Pourquoi Ecricome n’a pas emboîté le pas de la BCE ? Pensez-vous que la banque d’épreuves qui réunit KEDGE BS et NEOMA BS entérinera une réforme similaire prochainement ?

A. J : Je l’ignore mais je ne vois pas pourquoi Ecricome n’adopterait pas prochainement la même mesure que la BCE. Quoi qu’il en soit, c’est une demande forte de notre part.

Q. L : L’ADEPPT espère vivement qu’ECRICOME suivra rapidement l’exemple donné par la BCE. Nous ne doutons pas que ce soit rapidement le cas.

Quid des prépas marocaines ? Pourront-elles continuer à inscrire en filière ECT des étudiants titulaires d’un bac proche du bac S français ?

A. J : Au Maroc, le gouvernement a pris en 2017 des mesures comparables au texte de la BCE. L’accès à la voie ECT est désormais encadré pour éviter les dérives que vous citez et nous n’avons aucune raison de mettre en doute la volonté de nos amis marocains de faire respecter cette mesure.

Ce changement de politique suppose également une zone grise : prenons le cas d’un étudiant titulaire d’un bac S, inscrit en filière ECT et qui achève actuellement sa première année de prépa. Lui sera-t-il permis de cuber s’il n’est pas satisfait de ses résultats à l’issue des concours de sa deuxième année ?

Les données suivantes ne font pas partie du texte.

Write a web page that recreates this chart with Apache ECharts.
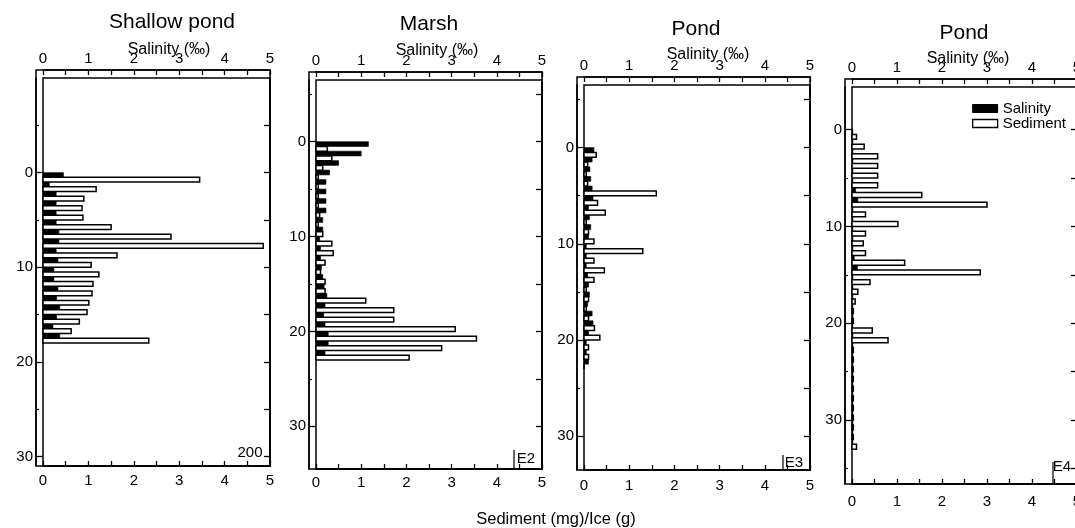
<!DOCTYPE html>
<html><head><meta charset="utf-8">
<script src="https://cdn.jsdelivr.net/npm/echarts@6/dist/echarts.min.js"></script>
<style>html,body{margin:0;padding:0;background:#fff}#c{width:1075px;height:528px}</style>
</head><body><div id="c"></div>
<script>
// ---------- data ----------
const panelTitles = ['Shallow pond', 'Marsh', 'Pond', 'Pond'];
const siteLabels = ['200', 'E2', 'E3', 'E4'];
const salinityAxisName = 'Salinity (‰)';
const sedimentAxisName = 'Sediment (mg)/Ice (g)';
const xTickLabels = [0, 1, 2, 3, 4, 5];
const depthTickLabels = [0, 10, 20, 30];
const depthMinorTicks = [-5, 5, 15, 25, 35];
const depthRightTicks = [-5, 0, 5, 10, 15, 20, 25, 30, 35];

const shallowDepth = [0, 1, 2, 3, 4, 5, 6, 7, 8, 9, 10, 11, 12, 13, 14, 15, 16, 17];
const shallowSalinity = [0.45, 0.14, 0.29, 0.29, 0.29, 0.29, 0.35, 0.35, 0.29, 0.33, 0.24, 0.24, 0.33, 0.3, 0.37, 0.3, 0.22, 0.37];
const shallowSediment = [3.45, 1.17, 0.9, 0.86, 0.88, 1.5, 2.82, 4.85, 1.63, 1.06, 1.23, 1.1, 1.08, 1.01, 0.97, 0.8, 0.62, 2.33];

const marshDepth = [0, 1, 2, 3, 4, 5, 6, 7, 8, 9, 10, 11, 12, 13, 14, 15, 16, 17, 18, 19, 20, 21, 22];
const marshSalinity = [1.16, 1.0, 0.5, 0.3, 0.22, 0.22, 0.22, 0.22, 0.15, 0.15, 0.08, 0.1, 0.1, 0.12, 0.15, 0.18, 0.24, 0.2, 0.17, 0.2, 0.27, 0.27, 0.2];
const marshSediment = [0.25, 0.35, 0.15, 0.05, 0.05, 0.05, 0.05, 0.08, 0.05, 0.15, 0.35, 0.38, 0.2, 0.1, 0.2, 0.2, 1.1, 1.72, 1.72, 3.08, 3.55, 2.78, 2.06];

const pondDepth = [0, 1, 2, 3, 4, 5, 6, 7, 8, 9, 10, 11, 12, 13, 14, 15, 16, 17, 18, 19, 20, 21, 22];
const pondSalinity = [0.22, 0.18, 0.13, 0.15, 0.18, 0.2, 0.1, 0.12, 0.15, 0.1, 0.05, 0.05, 0.05, 0.08, 0.1, 0.12, 0.08, 0.18, 0.2, 0.1, 0.05, 0.05, 0.1];
const pondSediment = [0.27, 0.08, 0.05, 0.08, 1.6, 0.3, 0.47, 0.05, 0.1, 0.22, 1.3, 0.22, 0.45, 0.22, 0.05, 0.1, 0.05, 0.1, 0.23, 0.35, 0.1, 0.1, 0];

const pond4Depth = [0, 1, 2, 3, 4, 5, 6, 7, 8, 9, 10, 11, 12, 13, 14, 15, 16, 17, 18, 19, 20, 21, 22, 23, 24, 25, 26, 27, 28, 29, 30, 31, 32];
const pond4Salinity = [0.02, 0.02, 0.02, 0.02, 0.02, 0.02, 0.08, 0.13, 0.02, 0.02, 0.02, 0.02, 0.02, 0.05, 0.12, 0.02, 0.02, 0.02, 0.02, 0.02, 0.02, 0.02, 0.02, 0.02, 0.02, 0.02, 0.02, 0.02, 0.02, 0.02, 0.02, 0.02, 0.02];
const pond4Sediment = [0.1, 0.27, 0.57, 0.57, 0.57, 0.57, 1.55, 3.0, 0.3, 1.02, 0.3, 0.25, 0.3, 1.17, 2.85, 0.4, 0.13, 0.07, 0.03, 0.03, 0.45, 0.8, 0.03, 0.03, 0.03, 0.03, 0.03, 0.03, 0.03, 0.03, 0.03, 0.03, 0.1];

// ---------- layout ----------
const FONT = '"Liberation Sans", Arial, Helvetica, sans-serif';
const layout = [
  {left: 43, top: 78, width: 227, height: 388, yMin: -10, yMax: 31, bm: 7, title: [172, 22], sal: [169, 50], site: [250, 453], bracket: null},
  {left: 316, top: 80, width: 226, height: 389, yMin: -6.5, yMax: 34.5, bm: 6, title: [429, 24], sal: [437, 51], site: [526, 459], bracket: [514, 450, 469]},
  {left: 584, top: 85, width: 226, height: 385, yMin: -6.5, yMax: 33.5, bm: 8, title: [696, 29], sal: [708, 55], site: [794, 463], bracket: [783, 455, 470]},
  {left: 852, top: 87, width: 225, height: 397, yMin: -4.4, yMax: 36.6, bm: 10, title: [964, 33], sal: [968, 59], site: [1062, 467], bracket: [1053, 462, 484]}
];

const panels = [
  {title: panelTitles[0], site: siteLabels[0], depth: shallowDepth, sal: shallowSalinity, sed: shallowSediment},
  {title: panelTitles[1], site: siteLabels[1], depth: marshDepth, sal: marshSalinity, sed: marshSediment},
  {title: panelTitles[2], site: siteLabels[2], depth: pondDepth, sal: pondSalinity, sed: pondSediment},
  {title: panelTitles[3], site: siteLabels[3], depth: pond4Depth, sal: pond4Salinity, sed: pond4Sediment}
];

const lineStyle = {color: '#000', width: 1.5};
const labelStyle = {color: '#000', fontFamily: FONT, fontSize: 15};

function barRenderer(shift, solid) {
  return function (params, api) {
    const v = api.value(0), d = api.value(1);
    const a = api.coord([0, d + shift]);
    const b = api.coord([v, d + shift + 0.5]);
    return {
      type: 'rect',
      shape: {x: a[0], y: a[1], width: b[0] - a[0], height: b[1] - a[1]},
      style: solid ? {fill: '#000', stroke: '#000', lineWidth: 0.6}
                   : {fill: '#fff', stroke: '#000', lineWidth: 1.5}
    };
  };
}

const grid = [], xAxis = [], yAxis = [], series = [], graphic = [];

panels.forEach((p, i) => {
  const L = layout[i];
  grid.push({left: L.left, top: L.top, width: L.width, height: L.height, show: true,
    borderColor: '#000', borderWidth: 1.5, backgroundColor: 'transparent', outerBoundsMode: 'none', containLabel: false});
  // bottom (sediment)
  xAxis.push({gridIndex: i, type: 'value', position: 'bottom', min: 0, max: 5, interval: 0.5,
    axisLine: {show: true, onZero: false, lineStyle},
    axisTick: {show: true, inside: true, length: 5, lineStyle: {color: '#000', width: 1.3}},
    axisLabel: Object.assign({show: true, margin: L.bm, customValues: xTickLabels}, labelStyle),
    splitLine: {show: false}});
  // top (salinity)
  xAxis.push({gridIndex: i, type: 'value', position: 'top', offset: 8, min: 0, max: 5, interval: 0.5,
    axisLine: {show: true, onZero: false, lineStyle},
    axisTick: {show: true, inside: true, length: 5, lineStyle: {color: '#000', width: 1.3}},
    axisLabel: Object.assign({show: true, margin: 4, customValues: xTickLabels}, labelStyle),
    splitLine: {show: false}});
  const inRange = arr => arr.filter(v => v > L.yMin && v < L.yMax);
  // left depth axis with labels
  yAxis.push({gridIndex: i, type: 'value', inverse: true, min: L.yMin, max: L.yMax, position: 'left', offset: 7,
    axisLine: {show: true, onZero: false, lineStyle},
    axisTick: {show: true, inside: true, length: 7, customValues: inRange(depthTickLabels), lineStyle: {color: '#000', width: 1.3}},
    axisLabel: Object.assign({show: true, margin: 3, customValues: inRange(depthTickLabels)}, labelStyle),
    splitLine: {show: false}});
  // left minor ticks
  yAxis.push({gridIndex: i, type: 'value', inverse: true, min: L.yMin, max: L.yMax, position: 'left', offset: 7,
    axisLine: {show: false, onZero: false},
    axisTick: {show: true, inside: true, length: 3, customValues: inRange(depthMinorTicks), lineStyle: {color: '#000', width: 1.2}},
    axisLabel: {show: false}, splitLine: {show: false}});
  // right ticks
  yAxis.push({gridIndex: i, type: 'value', inverse: true, min: L.yMin, max: L.yMax, position: 'right',
    axisLine: {show: true, onZero: false, lineStyle},
    axisTick: {show: true, inside: true, length: 6, customValues: inRange(depthRightTicks), lineStyle: {color: '#000', width: 1.3}},
    axisLabel: {show: false}, splitLine: {show: false}});

  series.push({type: 'custom', name: 'Salinity', xAxisIndex: 2 * i + 1, yAxisIndex: 3 * i,
    data: p.sal.map((v, k) => [v, p.depth[k]]), encode: {x: 0, y: 1},
    itemStyle: {color: '#000'}, renderItem: barRenderer(0, true), clip: false, silent: true});
  series.push({type: 'custom', name: 'Sediment', xAxisIndex: 2 * i, yAxisIndex: 3 * i,
    data: p.sed.map((v, k) => [v, p.depth[k]]), encode: {x: 0, y: 1},
    itemStyle: {color: '#fff', borderColor: '#000', borderWidth: 1.3}, renderItem: barRenderer(0.5, false), clip: false, silent: true});

  graphic.push({type: 'text', x: L.title[0], y: L.title[1], silent: true,
    style: {text: p.title, fill: '#000', fontFamily: FONT, fontSize: 21, align: 'center', verticalAlign: 'middle'}});
  graphic.push({type: 'text', x: L.sal[0], y: L.sal[1], silent: true,
    style: {text: salinityAxisName, fill: '#000', fontFamily: FONT, fontSize: 16, align: 'center', verticalAlign: 'middle'}});
  graphic.push({type: 'text', x: L.site[0], y: L.site[1], silent: true,
    style: {text: p.site, fill: '#000', fontFamily: FONT, fontSize: 15, align: 'center', verticalAlign: 'middle'}});
  if (L.bracket) {
    graphic.push({type: 'line', silent: true, shape: {x1: L.bracket[0], y1: L.bracket[1], x2: L.bracket[0], y2: L.bracket[2]},
      style: {stroke: '#000', lineWidth: 1.2}});
  }
});

// outer frames (strip round the top and left axes)
layout.forEach(L => grid.push({left: L.left - 7, top: L.top - 8, width: L.width + 7, height: L.height + 8, show: true,
  borderColor: '#000', borderWidth: 1.5, backgroundColor: 'transparent', outerBoundsMode: 'none', containLabel: false}));

graphic.push({type: 'text', x: 556, y: 519, silent: true,
  style: {text: sedimentAxisName, fill: '#000', fontFamily: FONT, fontSize: 16.5, align: 'center', verticalAlign: 'middle'}});

const chart = echarts.init(document.getElementById('c'), null, {renderer: 'canvas'});
chart.setOption({
  animation: false,
  backgroundColor: '#fff',
  grid, xAxis, yAxis, series, graphic,
  legend: {
    left: 972, top: 101, orient: 'vertical', itemWidth: 25, itemHeight: 8, itemGap: 0, padding: 0,
    selectedMode: false,
    textStyle: {fontFamily: FONT, fontSize: 15, color: '#000', lineHeight: 12},
    data: [
      {name: 'Salinity', icon: 'rect', itemStyle: {color: '#000', borderColor: '#000', borderWidth: 1}},
      {name: 'Sediment', icon: 'rect', itemStyle: {color: '#fff', borderColor: '#000', borderWidth: 1.3}}
    ]
  }
});
</script>
</body></html>
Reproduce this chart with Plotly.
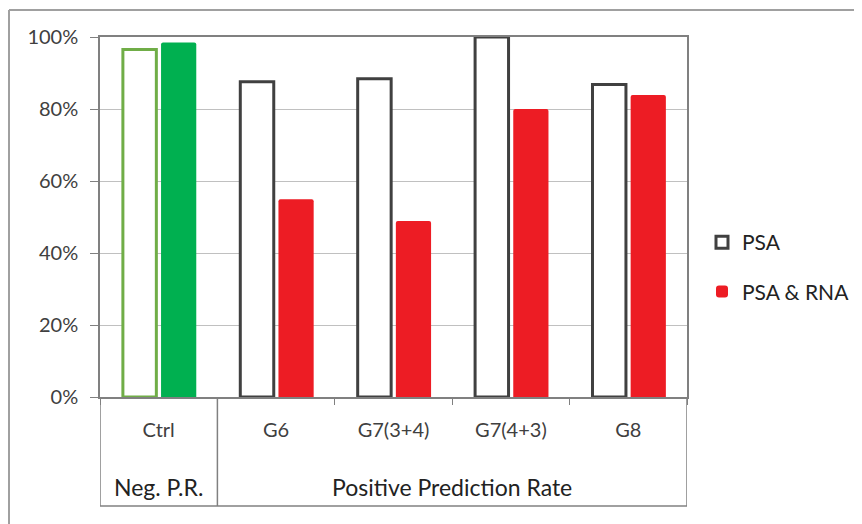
import plotly.graph_objects as go

# ---- data ----
categories = ["Ctrl", "G6", "G7(3+4)", "G7(4+3)", "G8"]
groups = ["Neg. P.R.", "Positive Prediction Rate"]
psa_values = [0.965, 0.876, 0.884, 1.00, 0.868]
psa_rna_values = [0.985, 0.549, 0.489, 0.80, 0.839]
y_ticks = [0, 0.2, 0.4, 0.6, 0.8, 1.0]
y_tick_labels = ["0%", "20%", "40%", "60%", "80%", "100%"]

# ---- layout geometry (page pixels; page body has an 8px margin) ----
OFF = 8
PAGE_W, PAGE_H = 862, 524
W, H = PAGE_W - OFF, PAGE_H - OFF
PL, PR, PT, PB = 100, 687, 37, 397          # plot area in page pixels
L, R, T, B = PL - OFF, PAGE_W - PR, PT - OFF, PAGE_H - PB
PW, PH = PR - PL, PB - PT

def px_x(px):
    return (px - PL) / PW

def px_y(py):
    return (PB - py) / PH

FONT = "Lato"
DARK = "#404040"
GREEN_LINE = "#70AD47"
GREEN_FILL = "#00B050"
RED = "#ED1C24"
BOX = "#808080"

fig = go.Figure()

# Ctrl bars (negative prediction rate)
fig.add_trace(go.Bar(
    x=categories[:1], y=psa_values[:1], offset=-0.305, width=0.285,
    marker=dict(color="white", line=dict(color=GREEN_LINE, width=3)),
    showlegend=False, hoverinfo="y"))
fig.add_trace(go.Bar(
    x=categories[:1], y=psa_rna_values[:1], offset=0.02, width=0.30,
    marker=dict(color=GREEN_FILL, line=dict(width=0), cornerradius=2),
    showlegend=False, hoverinfo="y"))
# Positive prediction rate bars
fig.add_trace(go.Bar(
    x=categories[1:], y=psa_values[1:], offset=-0.305, width=0.285,
    name="PSA", legendgroup="a",
    marker=dict(color="white", line=dict(color=DARK, width=3))))
fig.add_trace(go.Bar(
    x=categories[1:], y=psa_rna_values[1:], offset=0.02, width=0.30,
    name="PSA & RNA", legendgroup="b",
    marker=dict(color=RED, line=dict(width=0), cornerradius=2)))

shapes = []
# outer chart border (top and left visible)
shapes.append(dict(type="line", xref="paper", yref="paper",
                   x0=px_x(9), x1=px_x(PAGE_W + 5), y0=px_y(10), y1=px_y(10),
                   line=dict(color="#a0a0a0", width=2)))
shapes.append(dict(type="line", xref="paper", yref="paper",
                   x0=px_x(9), x1=px_x(9), y0=px_y(10), y1=px_y(PAGE_H + 5),
                   line=dict(color="#a0a0a0", width=2)))
# category table dividers
y_bot = px_y(506)
for xb in [-0.5, 0.5, 4.5]:
    shapes.append(dict(type="line", xref="x", yref="paper",
                       x0=xb, x1=xb, y0=0, y1=y_bot,
                       line=dict(color=BOX, width=1.5)))
shapes.append(dict(type="line", xref="x", yref="paper",
                   x0=-0.5, x1=4.5, y0=y_bot, y1=y_bot,
                   line=dict(color=BOX, width=1.5)))

annotations = [
    dict(x=0, y=px_y(487), xref="x", yref="paper", text=groups[0],
         yanchor="middle", xanchor="center", showarrow=False,
         font=dict(family=FONT, size=23, color="#222222")),
    dict(x=2.5, y=px_y(487), xref="x", yref="paper", text=groups[1],
         yanchor="middle", xanchor="center", showarrow=False,
         font=dict(family=FONT, size=23, color="#222222")),
]

fig.update_layout(
    width=W, height=H,
    margin=dict(l=L, r=R, t=T, b=B, autoexpand=False),
    paper_bgcolor="white", plot_bgcolor="white",
    barmode="overlay",
    font=dict(family=FONT, color=DARK),
    shapes=shapes, annotations=annotations,
    legend=dict(x=px_x(702), y=px_y(267), xanchor="left", yanchor="middle",
                font=dict(family=FONT, size=21, color="#222222"),
                tracegroupgap=19, itemwidth=30, bgcolor="rgba(0,0,0,0)"),
    xaxis=dict(
        type="category", categoryorder="array", categoryarray=categories,
        range=[-0.5, 4.5], showgrid=False, automargin=False,
        tickson="boundaries", ticks="outside", ticklen=6, tickcolor=BOX,
        showline=True, linecolor=BOX, linewidth=1.5, mirror=True,
        tickfont=dict(family=FONT, size=20, color=DARK),
        ticklabelstandoff=14,
    ),
    yaxis=dict(
        range=[0, 1], tickvals=y_ticks, ticktext=y_tick_labels,
        showgrid=True, gridcolor="#c0c0c0", gridwidth=1, automargin=False,
        ticks="outside", ticklen=8, tickcolor=BOX,
        showline=True, linecolor=BOX, linewidth=1.5, mirror=True,
        tickfont=dict(family=FONT, size=20, color=DARK),
        ticklabelstandoff=8, zeroline=False,
    ),
)

fig.write_html("out.html")
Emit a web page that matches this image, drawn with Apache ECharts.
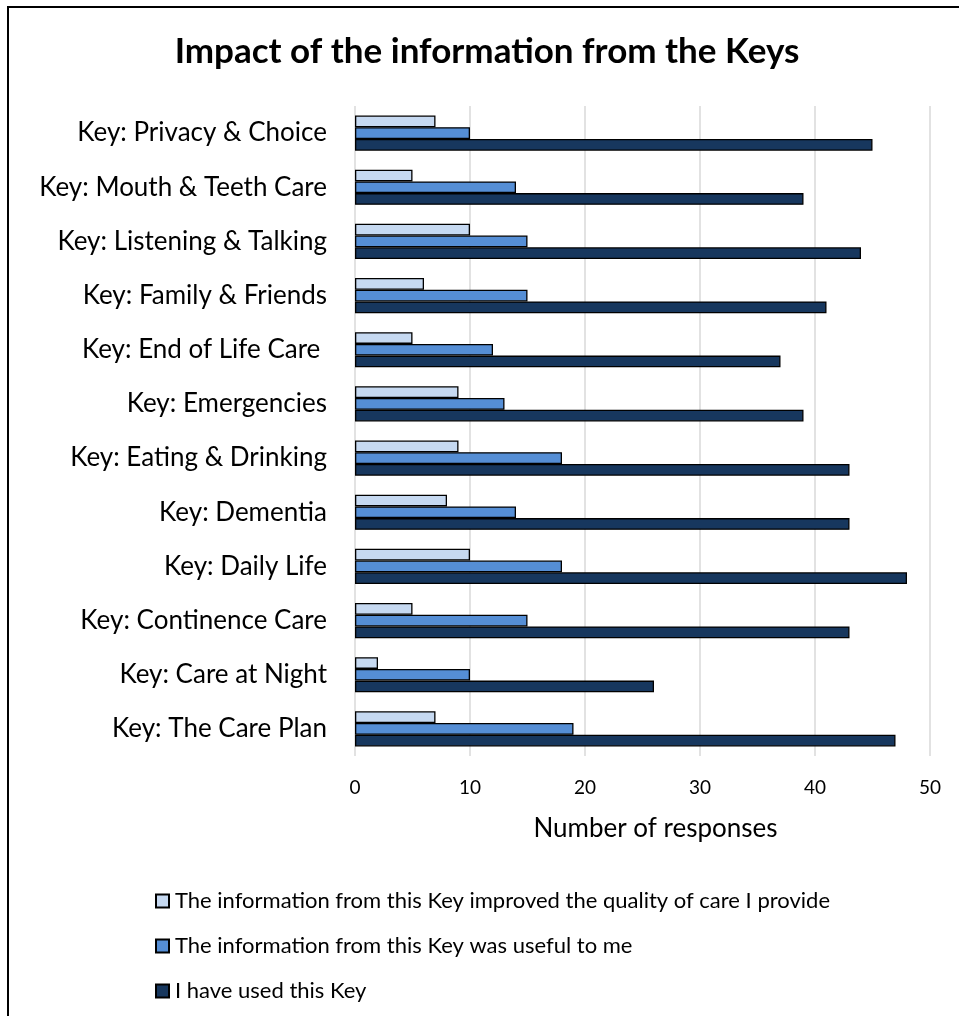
<!DOCTYPE html>
<html>
<head>
<meta charset="utf-8">
<style>
  html, body { margin: 0; padding: 0; background: #ffffff; }
  #chart { width: 959px; height: 1016px; }
</style>
<script src="https://cdn.jsdelivr.net/npm/echarts@6/dist/echarts.min.js"></script>
</head>
<body>
<div id="chart"></div>
<script>
// Keys, listed top to bottom
const categories = [
  'Key: Privacy & Choice',
  'Key: Mouth & Teeth Care',
  'Key: Listening & Talking',
  'Key: Family & Friends',
  'Key: End of Life Care ',
  'Key: Emergencies',
  'Key: Eating & Drinking',
  'Key: Dementia',
  'Key: Daily Life',
  'Key: Continence Care',
  'Key: Care at Night',
  'Key: The Care Plan'
];

const seriesNames = [
  'The information from this Key improved the quality of care I provide',
  'The information from this Key was useful to me',
  'I have used this Key'
];

const improvedCare = [7, 5, 10, 6, 5, 9, 9, 8, 10, 5, 2, 7];
const wasUseful    = [10, 14, 15, 15, 12, 13, 18, 14, 18, 15, 10, 19];
const haveUsed     = [45, 39, 44, 41, 37, 39, 43, 43, 48, 43, 26, 47];

const xTicks = { min: 0, max: 50, interval: 10 };

const colors = ['#C6D9F1', '#558ED5', '#17375E'];
const FONT = 'Lato';

const chart = echarts.init(document.getElementById('chart'), null, { renderer: 'canvas' });

function barSeries(name, data, color) {
  return {
    name: name,
    type: 'bar',
    data: data,
    barGap: '0%',
    barCategoryGap: '35%',
    itemStyle: { color: color, borderColor: '#000000', borderWidth: 1.3 },
    emphasis: { disabled: true }
  };
}

// one legend block per entry, stacked vertically below the axis title
function legendEntry(name, top) {
  return {
    orient: 'vertical',
    left: 150,
    top: top,
    itemWidth: 13,
    itemHeight: 13,
    icon: 'rect',
    textStyle: { fontSize: 22, color: '#000000', fontFamily: FONT, padding: [0, 0, 0, 1] },
    data: [name]
  };
}

chart.setOption({
  animation: false,
  backgroundColor: '#ffffff',
  textStyle: { fontFamily: FONT },
  graphic: [
    {
      type: 'rect',
      shape: { x: 8, y: 7, width: 1000, height: 1100 },
      style: { fill: 'none', stroke: '#000000', lineWidth: 2 },
      silent: true
    },
    {
      type: 'text',
      x: 487,
      y: 52,
      style: {
        text: 'Impact of the information from the Keys',
        fontFamily: FONT,
        fontWeight: 'bold',
        fontSize: 35,
        fill: '#000000',
        textAlign: 'center',
        textVerticalAlign: 'middle'
      }
    }
  ],
  grid: { left: 355, right: 29, top: 106, height: 650, containLabel: false },
  xAxis: {
    type: 'value',
    min: xTicks.min,
    max: xTicks.max,
    interval: xTicks.interval,
    name: 'Number of responses',
    nameLocation: 'middle',
    nameGap: 60,
    nameTextStyle: { fontSize: 26, color: '#000000', fontFamily: FONT, padding: [0, 0, 0, 26] },
    axisLine: { show: false },
    axisTick: { show: false },
    axisLabel: { fontSize: 19, color: '#000000', margin: 22, fontFamily: FONT },
    splitLine: { show: true, lineStyle: { color: '#D9D9D9', width: 1.5 } }
  },
  yAxis: {
    type: 'category',
    inverse: true,
    data: categories,
    axisLine: { show: false },
    axisTick: { show: false },
    axisLabel: { fontSize: 26, color: '#000000', margin: 28, fontFamily: FONT }
  },
  legend: [
    legendEntry(seriesNames[0], 885),
    legendEntry(seriesNames[1], 930),
    legendEntry(seriesNames[2], 975)
  ],
  series: [
    barSeries(seriesNames[0], improvedCare, colors[0]),
    barSeries(seriesNames[1], wasUseful, colors[1]),
    barSeries(seriesNames[2], haveUsed, colors[2])
  ]
});
</script>
</body>
</html>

A. J : Oui, il n’est juridiquement pas possible de changer les règles en cours de cursus. Cet étudiant n’a donc aucune raison de s’inquiéter.

Avec la réforme annoncée du baccalauréat d’ici la fin du quinquennat Macron, les mesures prises aujourd’hui ne seront-elles pas bientôt caduques ? Comment cela a-t-il été anticipé du côté de la BCE ?

A. J : Le projet de nouveau Bac supprime les voies sauf pour le Bac technologique. Même si elle est ajustée en relation avec les futurs programmes du lycée, il n’y a aucune de raison d’envisager la remise en cause de la voie ECT, même après 2021. Plus largement, l’APHEC appelle aussi à la prudence sur les voies générales: les voies ECE et ECS correspondent à deux profils bien différenciés d’étudiants et il faudra veiller à ne pas réduire le vivier de recrutement des CPGE.

Enfin, comment s’assurer que certaines institutions (les prépas privées hors-contrat pour ne pas les nommer) ne mettront pas en place d’autres stratégie d’évitement pour permettre à leurs pensionnaires de passer les concours dans une filière qui n’est pas la leur ? Cela sera-t-il surveillé de près par des associations comme les vôtres ?

A. J : Comptez sur nous pour alerter tous les acteurs de la filière et notre tutelle si de telles stratégies apparaissaient. Mais nous comptons sur la raison des responsables et de nos collègues du privé hors-contrat pour éviter de déstabiliser notre filière par de telles pratiques.

Q. L : Il y a en effet d’autres zones grises que nous pouvons craindre, par exemple la pratique qui consisterait à faire passer un bac technologique à des titulaires d’un bac général… Nous serons vigilants car de telles pratiques seraient elles aussi contraires à l’esprit de notre système et à l’équité qu’il permet encore de préserver.